Sunday, October 30, 2016
2016 October Horror Challenge #88: "The Town that Dreaded Sundown (2014)"
I finally got around to watching the original "The Town that Dreaded Sundown" last year. It was OK, not great, and I actually liked the other film made by the same filmmakers, "The Evicted," a lot better. But I can imagine that if I lived in the town where the real murders that inspired "The Town that Dreaded Sundown" happened, I might feel differently. It's always different when it was a true story.
This movie isn't as much a remake as it us a sequel of sorts, supposedly based on true events that happened in Texarkana, the original "Town that Dreaded Sundown," in 2013. The killer that inspired the original movie has never been caught, and it must have been scary growing up in the town, knowing that you could be living next door to a killer. This movie capitalizes on that fear by having a killer committing similar murders in the town many years later.

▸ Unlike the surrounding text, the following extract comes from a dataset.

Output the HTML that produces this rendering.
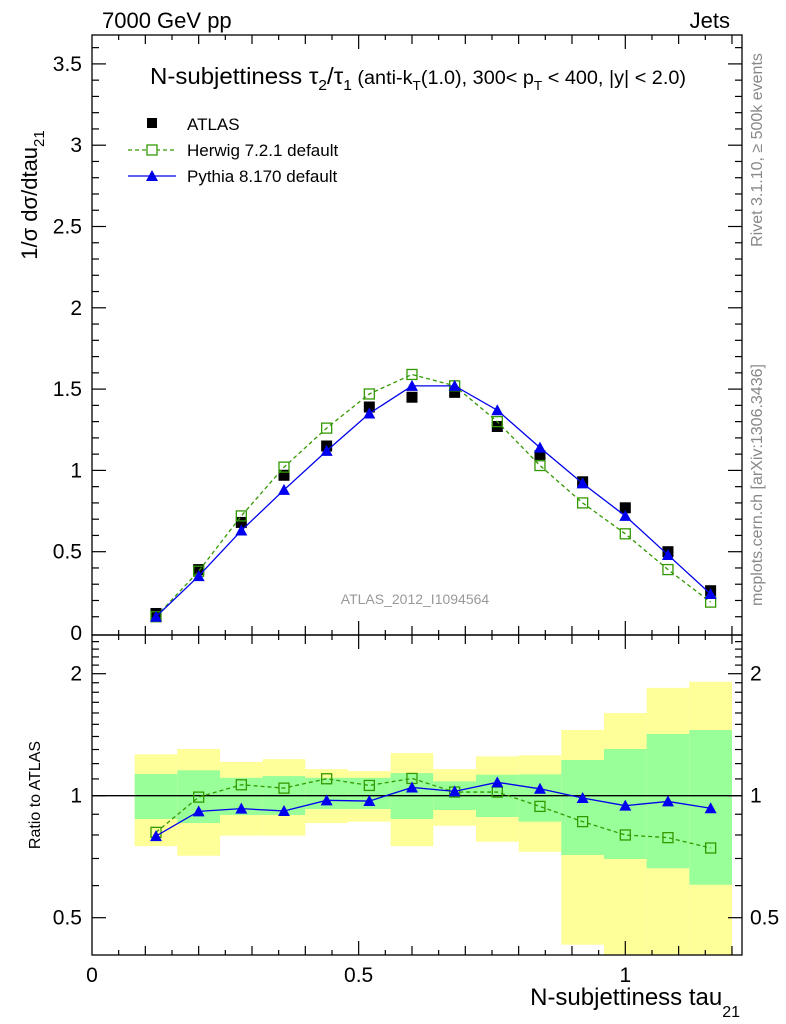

This movie creeped me out more than the original did. It's opening sequence is really good. It seems that the new killer is killing people to make them remember that the original movie was based on murders that were real; that real people once died. This movie let's us get to know the townspeople of Texarkana better, and hear how horrible it was for them living in town around the time if the original murders, and how the release of the original movie affected them. It must have been hard, having to be terrified of a killer who was never caught and dealing with the hype of having a movie spreading misinformation and exploit your suffering.
This movie adds more gore, but also throws in nods to the original, even paying tribute to the "trombone killing" scene from the original film. It's probably the most famous scene in the original movie, and is a bone if contention among some people, since it was totally made up for the movie but a lot of people think it actually happened in the original murders because the movie was so popular. I appreciated the moments throughout this movie that give tribute to the original murders ( especially since that seems to be the new killer's whole point; don't forget the real people who died). This movie isn't perfect, but I did enjoy it more than I did the original movie.